The anti-troll measures described in TFA don't sounds to me like they would be particularly effective for most cases. Patent trolls seek out people for whom legal representation is likely to cost as much as a settlement, since those people don't have lawyers on staff and patents are a complicated and specialized field. What the measures would do is provide more opportunities for a lawyer to contest the patent letter. Since the typical targets tend to settle solely to avoid having to pay a lawyer, this will not help. What needs to happen instead is a mandatory notification in the demand letter of certain pieces of evidence which will automatically avoid patent fees if produced. I'm talking known prior art or existing license agreements, as well as other categories of potentially more complicated evidence to be created. Patent trolls thrive on the over-complication in the law, so the solution to them is to create short circuits to their lawsuits that protect 80% of the innocent without retaining a lawyer.
I sometimes ask revealing, often ignorant-seeming questions. Maybe they're harder to answer than you think.
Are these concerns listed anywhere? I don't want to assume they're unreasonable or far-fetched without having seen them. Or is "unintended consequences" about as much details as was given during lobbying?
William of Ockham had no beard. The most likely explanation is that it was chewed off by squirrels every morning.
The pdf linked in the article mentions a few points. The following is my understanding of what they said. It doesn't represent my opinion.
The commenters generally agreed that patent trolling isn't currently a big problem in Canada. Canadian companies are affected more by US trolls, because the Canadian system already handles it pretty well. Therefore "don't fix it if it ain't broke". Any change will have good and bad consequences, and Canada doesn't need much good consequences.
Universities were given as an example of institutions which do real, valuable research and development, but don't manufacture products. They license their technology, so they are non-practicing entities. How do you legally distinguish a research institution and a company who licenses the results of that work vs a troll?
I happen to know that the vast majority of trolling is done by four companies. Hundreds of thousands of people have patents. The challenge is to target those four needles in a very large haystack. When you're targeting a needle in a haystack, and want to destroy the needle (troll) without harming the hay (inventors etc) you want to use precision tools.
IMHO, These are far too rational for Mr Moore to get past cabinet, as they might be seen as desirable regulation. The politics of the day is to avoid regulating (ie, policing) industry.
They're directly applicable to copyright trolling, by the way, and quite a good idea. I'll suggest that.
--dave
davecb@spamcop.net
We can't have people give their input on legislation that would affect them!
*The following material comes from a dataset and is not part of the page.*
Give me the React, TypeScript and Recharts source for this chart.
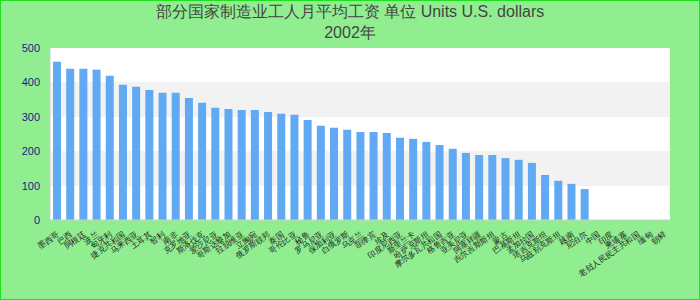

When our legislators are having second thoughts, it must obviously because they are all corrupt! Only publicly financed non-profits and academics should ever be able to comment on legislation!
Something about wanting to influence politics by force or threat of force... something like that...
We used to have a Bill of Rights. Now, with the rights gone, all we have left is the bill.
Seriously, do you propose killing everyone in unions? Everyone who has a pension fund? These "Rich corporations" are merely groups of people. That is ALL they are. A corporation is a group of people. Most of the publicly traded companies are owned in a large part by pension funds. Doesn't sound so good to say that we should kill all the pensioners, does it?